Working with family, “I’m fortunate my brothers and I get along well,” he said. “I don’t think there’s any animosity. We all do different things in the bank, and we’re all on the board. We’ve found our niches, and that seems to work well and has served us well.”

Preparing for the future

Larry Ness recognized early in his career the importance a strong family business foundation would have for the bank. He became involved in the first years of the Prairie Family Business Association and found it “very educational,” he said.

“I need to get my boys more involved because it would be good for them and good for the business,” he said. “I always found talking with other people who had ideas I never thought of, whether in banking or not, was very beneficial.”

Michael Ness also has attended several conferences and sees his generation becoming more involved in the organization.

“We plan to become more active,” he said. “I’ve always found them very beneficial.”

The bank’s longevity is a point of pride for all of South Dakota, said Stephanie Larscheid, executive director of the Prairie Family Business Association.

“It’s just incredible to be in business 150 years,” she said.

“First Dakota National Bank is a very rare story of family business longevity and right at the top of our most long-established members. The work Larry and his team have done to bring this bank into the future is so admirable and something many family members can learn from. We couldn’t be happier to congratulate them on this milestone.”

Looking back on the past 40 years, “There’s nothing magical about what I’ve done,” he said. “Have I made mistakes? You bet. Lots of them. And I’ll probably make more by the end of the day. But if we do something that doesn’t work, we change it and move on and go to something else we think will work. We’ve had such a great team of people. It’s just been great fun.”

This milestone year also marks a personal and professional one for Ness, who is 77. He has decided to retire at the end of the year as CEO.

He’ll be succeeded by longtime executive Rob Stephenson, who currently serves as president.

“I have stayed out of his way for probably three years now and let him do his thing, and he’s just a brilliant person and works twice as hard as I ever thought of working,” Ness said. “He’s a good choice, and I owe it to him to let him do his own thing.
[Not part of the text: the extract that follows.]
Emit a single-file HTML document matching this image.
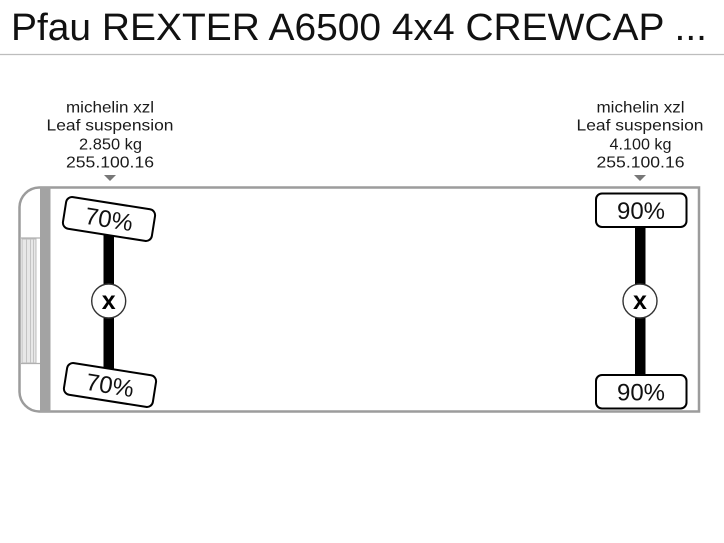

When I’m out of here, he’s got it by the horns.”

Ness and his wife, Diane, have been transitioning ownership of the bank for 10-plus years to their sons, who are now the majority owners.

He also plans to continue serving on the board as long as his health allows.

“I’m really interested in helping nurture our employees and giving people opportunities to grow,” he said. “We make an effort to meet the needs of our communities and employees, and if you can do both, you’ve got something going.”

The second generation also plans to take a unique approach to its board service, Michael Ness said.

“We decided as a family several years ago that Rob was our choice to succeed my dad as CEO, and we’ve all been happy with that decision,” he said. “And we’ll do things a little different at the board level with a rolling schedule of who the chair is going forward. My dad will stay as a director for the foreseeable future but will give up chairmanship sometime soon, and we’ll take two- to three-year terms between the three of us.”

While there have been opportunities over the years to get out of the family business, Larry Ness never really considered it.

“I owe it to our community, the Yankton community especially, who was so supportive of me when I came here to get it on the right track,” he said.

“I couldn’t bear to sell it to somebody with the idea I wouldn’t know what would happen. We support the communities we serve, and we’re in some smaller towns where we’re one of the bigger things they’ve got going, and we want to keep it that way.”

The Prairie Family Business Association helps family businesses thrive through generations by providing a resource network for family business success. The association is a key outreach center of the University of South Dakota Beacom School of Business.